#### What is required
With all pictures omitted, return verbatim the lines from the beginning of the records below through the line containing "const yTickLabels = ['0', '0.2', '0.4', '0.6', '0.8', '1'];".

#### Records provided

<<<<

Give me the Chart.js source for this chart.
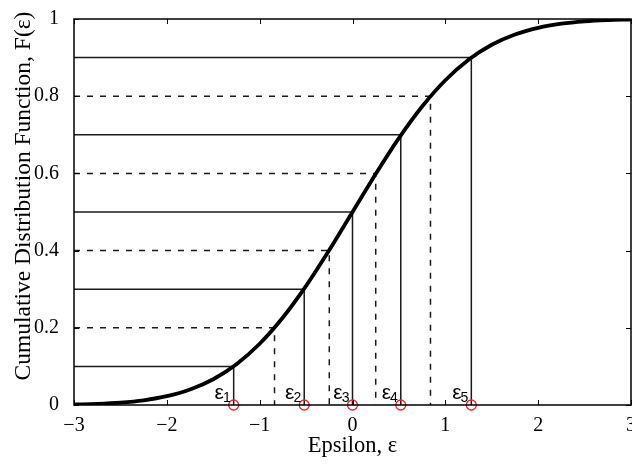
<!DOCTYPE html>
<html>
<head>
<meta charset="utf-8">
<script src="https://cdn.jsdelivr.net/npm/chart.js@4"></script>
<style>
  html, body { margin: 0; padding: 0; background: #fff; overflow: hidden; }
  #wrap { width: 632px; height: 466px; position: relative; }
</style>
</head>
<body>
<div id="wrap"><canvas id="cv"></canvas></div>
<script>
// CDF curve
const epsX = [-3, -2.75, -2.5, -2.25, -2, -1.75, -1.5, -1.25, -1, -0.75, -0.5, -0.25, 0,
              0.25, 0.5, 0.75, 1, 1.25, 1.5, 1.75, 2, 2.25, 2.5, 2.75, 3];
const cdfY = [0.0013, 0.003, 0.0062, 0.0122, 0.0228, 0.0401, 0.0668, 0.1056, 0.1587, 0.2266, 0.3085, 0.4013, 0.5,
              0.5987, 0.6915, 0.7734, 0.8413, 0.8944, 0.9332, 0.9599, 0.9772, 0.9878, 0.9938, 0.997, 0.9987];

// solid levels -> epsilon samples (red circles)
const solidLevels = [0.1, 0.3, 0.5, 0.7, 0.9];
const solidEps    = [-1.28, -0.52, 0, 0.52, 1.28];
// dashed intermediate levels
const dashLevels  = [0.2, 0.4, 0.6, 0.8];
const dashEps     = [-0.84, -0.25, 0.25, 0.84];

const epsSubs = ['1', '2', '3', '4', '5'];

const xTicks = [-3, -2, -1, 0, 1, 2, 3];
const xTickLabels = ['\u22123', '\u22122', '\u22121', '0', '1', '2', '3'];
const yTicks = [0, 0.2, 0.4, 0.6, 0.8, 1];
const yTickLabels = ['0', '0.2', '0.4', '0.6', '0.8', '1'];

const SERIF = '"Liberation Serif", "Times New Roman", serif';
const SANS  = '"Liberation Sans", Arial, sans-serif';

// step line: from left edge across to the curve, then down to the axis
const stepLine = (lvl, e) => [{ x: -3, y: lvl }, { x: e, y: lvl }, { x: e, y: 0 }];

const datasets = [];
solidLevels.forEach((lvl, i) => datasets.push({
  data: stepLine(lvl, solidEps[i]), showLine: true, borderColor: '#1a1a1a', borderWidth: 1.5,
  pointRadius: 0, tension: 0, order: 3
}));
dashLevels.forEach((lvl, i) => datasets.push({
  data: stepLine(lvl, dashEps[i]), showLine: true, borderColor: '#1a1a1a', borderWidth: 1.5,
  borderDash: [6, 7], pointRadius: 0, tension: 0, order: 3
}));
datasets.push({
  data: epsX.map((x, i) => ({ x, y: cdfY[i] })), showLine: true, borderColor: '#000', borderWidth: 3.8,
  pointRadius: 0, cubicInterpolationMode: 'monotone', order: 2, borderJoinStyle: 'round'
});
datasets.push({
  data: solidEps.map(x => ({ x, y: 0 })), showLine: false, pointRadius: 5, pointBorderWidth: 1.3,
  pointBorderColor: '#e8282a', pointBackgroundColor: 'rgba(0,0,0,0)', order: 1, clip: false
});

const frame = {
  id: 'frame',
  afterDraw(chart) {
    const { ctx, chartArea: a, scales: { x, y } } = chart;
    ctx.save();
    ctx.strokeStyle = '#000'; ctx.lineWidth = 1.5;
    ctx.strokeRect(a.left, a.top, a.right - a.left, a.bottom - a.top);
    ctx.lineWidth = 1;
    ctx.beginPath();
    xTicks.forEach(v => {
      const px = Math.round(x.getPixelForValue(v)) + 0.5;
      ctx.moveTo(px, a.bottom); ctx.lineTo(px, a.bottom - 5);
      ctx.moveTo(px, a.top);    ctx.lineTo(px, a.top + 5);
    });
    yTicks.forEach(v => {
      const py = Math.round(y.getPixelForValue(v)) + 0.5;
      ctx.moveTo(a.left, py);  ctx.lineTo(a.left + 5, py);
      ctx.moveTo(a.right, py); ctx.lineTo(a.right - 5, py);
    });
    ctx.stroke();

    // epsilon labels next to each sample
    const y0 = y.getPixelForValue(0);
    solidEps.forEach((e, i) => {
      const right = x.getPixelForValue(e) - 3;
      ctx.font = '14px ' + SANS;
      const sw = ctx.measureText(epsSubs[i]).width;
      ctx.fillStyle = '#000';
      ctx.textAlign = 'left'; ctx.textBaseline = 'alphabetic';
      ctx.fillText(epsSubs[i], right - sw, y0 - 3);
      ctx.font = '21px ' + SANS;
      const ew = ctx.measureText('\u03b5').width;
      ctx.fillText('\u03b5', right - sw - ew + 1, y0 - 6);
    });

    // y axis title
    ctx.translate(24, (a.top + a.bottom) / 2 - 16);
    ctx.rotate(-Math.PI / 2);
    ctx.font = '23.5px ' + SERIF;
    ctx.textAlign = 'center'; ctx.textBaseline = 'middle';
    ctx.fillText('Cumulative Distribution Function, F(\u03b5)', 0, 0);
    ctx.restore();
  }
};

new Chart(document.getElementById('cv'), {
  type: 'scatter',
  data: { datasets },
  options: {
    responsive: true, maintainAspectRatio: false, animation: false,
    layout: { autoPadding: false, padding: { top: 19, right: 1, left: 0, bottom: 0 } },
    plugins: { legend: { display: false }, tooltip: { enabled: false } },
    scales: {
      x: {
        type: 'linear', min: -3, max: 3,
        afterFit: s => { s.height = 61; s.paddingLeft = 0; s.paddingRight = 0; },
        afterBuildTicks: s => { s.ticks = xTicks.map(v => ({ value: v })); },
        grid: { display: false }, border: { display: false },
        ticks: {
          color: '#000', padding: 1, maxRotation: 0, autoSkip: false,
          font: { family: SERIF, size: 20 },
          callback: (v, i) => xTickLabels[i]
        },
        title: { display: true, text: 'Epsilon, \u03b5', color: '#000', font: { family: SERIF, size: 22.5 }, padding: { top: 0, bottom: 6 } }
      },
      y: {
        type: 'linear', min: 0, max: 1,
        afterFit: s => { s.width = 74; s.paddingTop = 0; s.paddingBottom = 0; },
        afterBuildTicks: s => { s.ticks = yTicks.map(v => ({ value: v })); },
        grid: { display: false }, border: { display: false },
        ticks: {
          color: '#000', padding: 7, autoSkip: false,
          font: { family: SERIF, size: 20 },
          callback: (v, i) => yTickLabels[i]
        }
      }
    }
  },
  plugins: [frame]
});
</script>
</body>
</html>
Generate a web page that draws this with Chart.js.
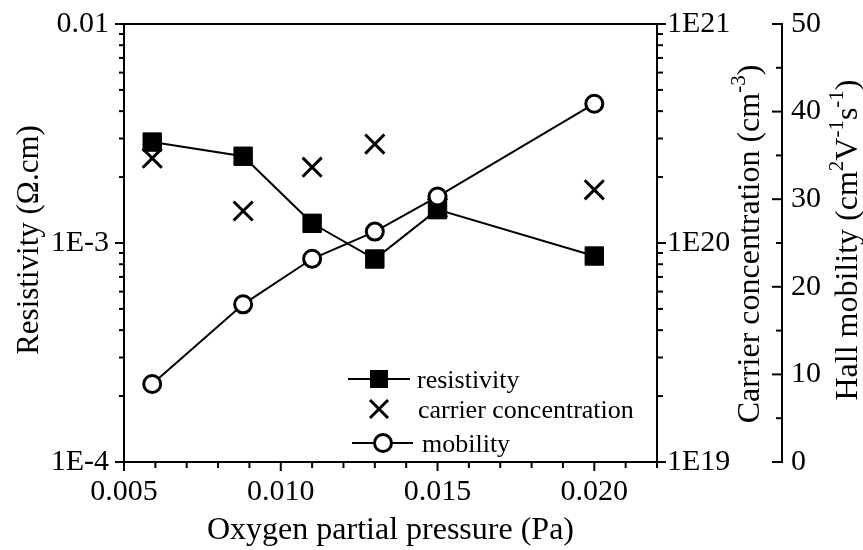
<!DOCTYPE html>
<html><head><meta charset="utf-8">
<script src="https://cdn.jsdelivr.net/npm/chart.js@4.4.0/dist/chart.umd.min.js"></script>
<style>html,body{margin:0;padding:0;background:#fff}#wrap{width:863px;height:550px}</style>
</head><body><div id="wrap"><canvas id="c" width="863" height="550"></canvas></div>
<script>
// ---- data ----
const pressure = [0.0059, 0.0088, 0.011, 0.013, 0.015, 0.020];
const resistivity = [2.89e-3, 2.49e-3, 1.23e-3, 8.45e-4, 1.42e-3, 8.72e-4];
const carrier = [2.44e20, 1.40e20, 2.22e20, 2.83e20, 1.45e20, 1.75e20];
const mobility = [8.9, 18.0, 23.2, 26.3, 30.3, 40.9];

const xTickValues = [0.005, 0.010, 0.015, 0.020];
const resTickValues = [1e-4, 1e-3, 1e-2];
const resTickLabels = ['1E-4', '1E-3', '0.01'];
const carTickValues = [1e19, 1e20, 1e21];
const carTickLabels = ['1E19', '1E20', '1E21'];
const mobTickValues = [0, 10, 20, 30, 40, 50];
const legendLabels = ['resistivity', 'carrier concentration', 'mobility'];

const FONT = "'Liberation Serif', 'Times New Roman', serif";
Chart.defaults.font.family = FONT;
Chart.defaults.color = '#000';

function pts(ys) { return pressure.map((p, i) => ({x: p, y: ys[i]})); }

function drawRich(ctx, cx, cy, parts, size, rotate) {
  ctx.save();
  ctx.translate(cx, cy);
  if (rotate) ctx.rotate(-Math.PI / 2);
  const supSize = Math.round(size * 0.65);
  let total = 0;
  const widths = parts.map(p => {
    ctx.font = (p.sup ? supSize : size) + 'px ' + FONT;
    const w = ctx.measureText(p.t).width; total += w; return w;
  });
  const base = size * 0.33;
  let xx = -total / 2;
  ctx.textAlign = 'left'; ctx.textBaseline = 'alphabetic'; ctx.fillStyle = '#000';
  parts.forEach((p, i) => {
    ctx.font = (p.sup ? supSize : size) + 'px ' + FONT;
    ctx.fillText(p.t, xx, p.sup ? base - size * 0.42 : base);
    xx += widths[i];
  });
  ctx.restore();
}

function line(ctx, x1, y1, x2, y2) { ctx.beginPath(); ctx.moveTo(x1, y1); ctx.lineTo(x2, y2); ctx.stroke(); }

const decor = {
  id: 'decor',
  afterDraw(chart) {
    const ctx = chart.ctx, ca = chart.chartArea;
    const sx = chart.scales.x, sy = chart.scales.y, s2 = chart.scales.y2, s3 = chart.scales.y3;
    ctx.save();
    ctx.strokeStyle = '#000'; ctx.lineWidth = 2;
    // top frame
    line(ctx, ca.left - 1, ca.top, ca.right + 1, ca.top);
    // x ticks (minor every 0.001)
    for (let k = 5; k <= 22; k++) {
      const v = k / 1000, px = sx.getPixelForValue(v);
      const len = (k % 5 === 0) ? 9 : 6;
      line(ctx, px, ca.bottom, px, ca.bottom + len);
    }
    // log ticks
    for (let d = -4; d <= -2; d++) for (let m = 1; m <= 9; m++) {
      const v = m * Math.pow(10, d); if (v > 1.0001e-2) continue;
      const py = sy.getPixelForValue(v), len = m === 1 ? 9 : 5;
      line(ctx, ca.left, py, ca.left - len, py);
    }
    for (let d = 19; d <= 21; d++) for (let m = 1; m <= 9; m++) {
      const v = m * Math.pow(10, d); if (v > 1.0001e21) continue;
      const py = s2.getPixelForValue(v), len = m === 1 ? 9 : 6;
      line(ctx, ca.right, py, ca.right + len, py);
    }
    // mobility ticks
    const ax3 = s3.left;
    for (let v = 0; v <= 50; v += 5) {
      const py = s3.getPixelForValue(v), len = v % 10 === 0 ? 10 : 6;
      line(ctx, ax3, py, ax3 - len, py);
    }
    // titles
    drawRich(ctx, (ca.left + ca.right) / 2, 528, [{t: 'Oxygen partial pressure (Pa)'}], 32, false);
    drawRich(ctx, 28, 240, [{t: 'Resistivity (\u03A9.cm)'}], 31, true);
    drawRich(ctx, 748, 244, [{t: 'Carrier concentration (cm'}, {t: '-3', sup: true}, {t: ')'}], 32, true);
    drawRich(ctx, 846, 240, [{t: 'Hall mobility (cm'}, {t: '2', sup: true}, {t: 'V'}, {t: '-1', sup: true}, {t: 's'}, {t: '-1', sup: true}, {t: ')'}], 32, true);
    // legend
    const lx = ca.left + 224, ly = 379, gap = 32;
    ctx.font = '26px ' + FONT; ctx.fillStyle = '#000'; ctx.textAlign = 'left'; ctx.textBaseline = 'alphabetic';
    ctx.lineWidth = 2;
    line(ctx, lx, ly, lx + 62, ly);
    ctx.fillRect(lx + 31 - 9, ly - 9, 18, 18);
    ctx.fillText(legendLabels[0], lx + 69, ly + 9);
    const y2r = ly + gap - 2;
    ctx.lineWidth = 3;
    line(ctx, lx + 31 - 9, y2r - 9, lx + 31 + 9, y2r + 9);
    line(ctx, lx + 31 - 9, y2r + 9, lx + 31 + 9, y2r - 9);
    ctx.fillText(legendLabels[1], lx + 70, y2r + 9);
    const y3r = ly + 2 * gap;
    ctx.lineWidth = 2;
    line(ctx, lx + 4, y3r, lx + 65, y3r);
    ctx.beginPath(); ctx.arc(lx + 35, y3r, 8.5, 0, Math.PI * 2); ctx.fillStyle = '#fff'; ctx.fill();
    ctx.lineWidth = 3; ctx.stroke();
    ctx.fillStyle = '#000';
    ctx.fillText(legendLabels[2], lx + 74, y3r + 9);
    ctx.restore();
  }
};

const tickFont = {size: 30, family: FONT};
function noPad(s) { s.paddingTop = 0; s.paddingBottom = 0; s.paddingLeft = 0; s.paddingRight = 0; }

new Chart(document.getElementById('c'), {
  type: 'line',
  data: {
    datasets: [
      { label: legendLabels[0], data: pts(resistivity), yAxisID: 'y', order: 2,
        borderColor: '#000', borderWidth: 2, pointStyle: 'rect', pointRadius: 13,
        pointBackgroundColor: '#000', pointBorderColor: '#000', pointBorderWidth: 1, tension: 0 },
      { label: legendLabels[1], data: pts(carrier), yAxisID: 'y2', order: 1, showLine: false,
        borderColor: '#000', pointStyle: 'crossRot', pointRadius: 13.5, pointBorderWidth: 3,
        pointBorderColor: '#000', pointBackgroundColor: '#000' },
      { label: legendLabels[2], data: pts(mobility), yAxisID: 'y3', order: 0,
        borderColor: '#000', borderWidth: 2, pointStyle: 'circle', pointRadius: 8.5,
        pointBackgroundColor: '#fff', pointBorderColor: '#000', pointBorderWidth: 3, tension: 0 }
    ]
  },
  options: {
    responsive: false, animation: false, devicePixelRatio: 1,
    layout: {padding: {top: 24, left: 0, right: 0, bottom: 0}},
    plugins: {legend: {display: false}, tooltip: {enabled: false}},
    scales: {
      x: { type: 'linear', position: 'bottom', min: 0.005, max: 0.022,
        afterBuildTicks: s => { s.ticks = xTickValues.map(v => ({value: v})); },
        afterFit: s => { s.height = 88; noPad(s); },
        grid: {display: false, drawTicks: false},
        border: {display: true, color: '#000', width: 2},
        ticks: {font: tickFont, color: '#000', padding: 12, maxRotation: 0, autoSkip: false,
          callback: v => Number(v).toFixed(3)} },
      y: { type: 'logarithmic', position: 'left', min: 1e-4, max: 1e-2,
        afterBuildTicks: s => { s.ticks = resTickValues.map(v => ({value: v})); },
        afterFit: s => { s.width = 124; noPad(s); },
        grid: {display: false, drawTicks: false},
        border: {display: true, color: '#000', width: 2},
        ticks: {font: tickFont, color: '#000', padding: 15, autoSkip: false,
          callback: v => resTickLabels[resTickValues.findIndex(t => Math.abs(Math.log10(t) - Math.log10(v)) < 1e-6)] ?? ''} },
      y2: { type: 'logarithmic', position: 'right', weight: 0, min: 1e19, max: 1e21,
        afterBuildTicks: s => { s.ticks = carTickValues.map(v => ({value: v})); },
        afterFit: s => { s.width = 125; noPad(s); },
        grid: {display: false, drawTicks: false},
        border: {display: true, color: '#000', width: 2},
        ticks: {font: tickFont, color: '#000', padding: 10, autoSkip: false,
          callback: v => carTickLabels[carTickValues.findIndex(t => Math.abs(Math.log10(t) - Math.log10(v)) < 1e-6)] ?? ''} },
      y3: { type: 'linear', position: 'right', weight: 1, min: 0, max: 50,
        afterBuildTicks: s => { s.ticks = mobTickValues.map(v => ({value: v})); },
        afterFit: s => { s.width = 81; noPad(s); },
        grid: {display: false, drawTicks: false},
        border: {display: true, color: '#000', width: 2},
        ticks: {font: tickFont, color: '#000', padding: 9, autoSkip: false} }
    }
  },
  plugins: [decor]
});
</script></body></html>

>>>>

#### Expected answer
Give me the Chart.js source for this chart.
<!DOCTYPE html>
<html>
<head>
<meta charset="utf-8">
<script src="https://cdn.jsdelivr.net/npm/chart.js@4"></script>
<style>
  html, body { margin: 0; padding: 0; background: #fff; overflow: hidden; }
  #wrap { width: 632px; height: 466px; position: relative; }
</style>
</head>
<body>
<div id="wrap"><canvas id="cv"></canvas></div>
<script>
// CDF curve
const epsX = [-3, -2.75, -2.5, -2.25, -2, -1.75, -1.5, -1.25, -1, -0.75, -0.5, -0.25, 0,
              0.25, 0.5, 0.75, 1, 1.25, 1.5, 1.75, 2, 2.25, 2.5, 2.75, 3];
const cdfY = [0.0013, 0.003, 0.0062, 0.0122, 0.0228, 0.0401, 0.0668, 0.1056, 0.1587, 0.2266, 0.3085, 0.4013, 0.5,
              0.5987, 0.6915, 0.7734, 0.8413, 0.8944, 0.9332, 0.9599, 0.9772, 0.9878, 0.9938, 0.997, 0.9987];

// solid levels -> epsilon samples (red circles)
const solidLevels = [0.1, 0.3, 0.5, 0.7, 0.9];
const solidEps    = [-1.28, -0.52, 0, 0.52, 1.28];
// dashed intermediate levels
const dashLevels  = [0.2, 0.4, 0.6, 0.8];
const dashEps     = [-0.84, -0.25, 0.25, 0.84];

const epsSubs = ['1', '2', '3', '4', '5'];

const xTicks = [-3, -2, -1, 0, 1, 2, 3];
const xTickLabels = ['\u22123', '\u22122', '\u22121', '0', '1', '2', '3'];
const yTicks = [0, 0.2, 0.4, 0.6, 0.8, 1];
const yTickLabels = ['0', '0.2', '0.4', '0.6', '0.8', '1'];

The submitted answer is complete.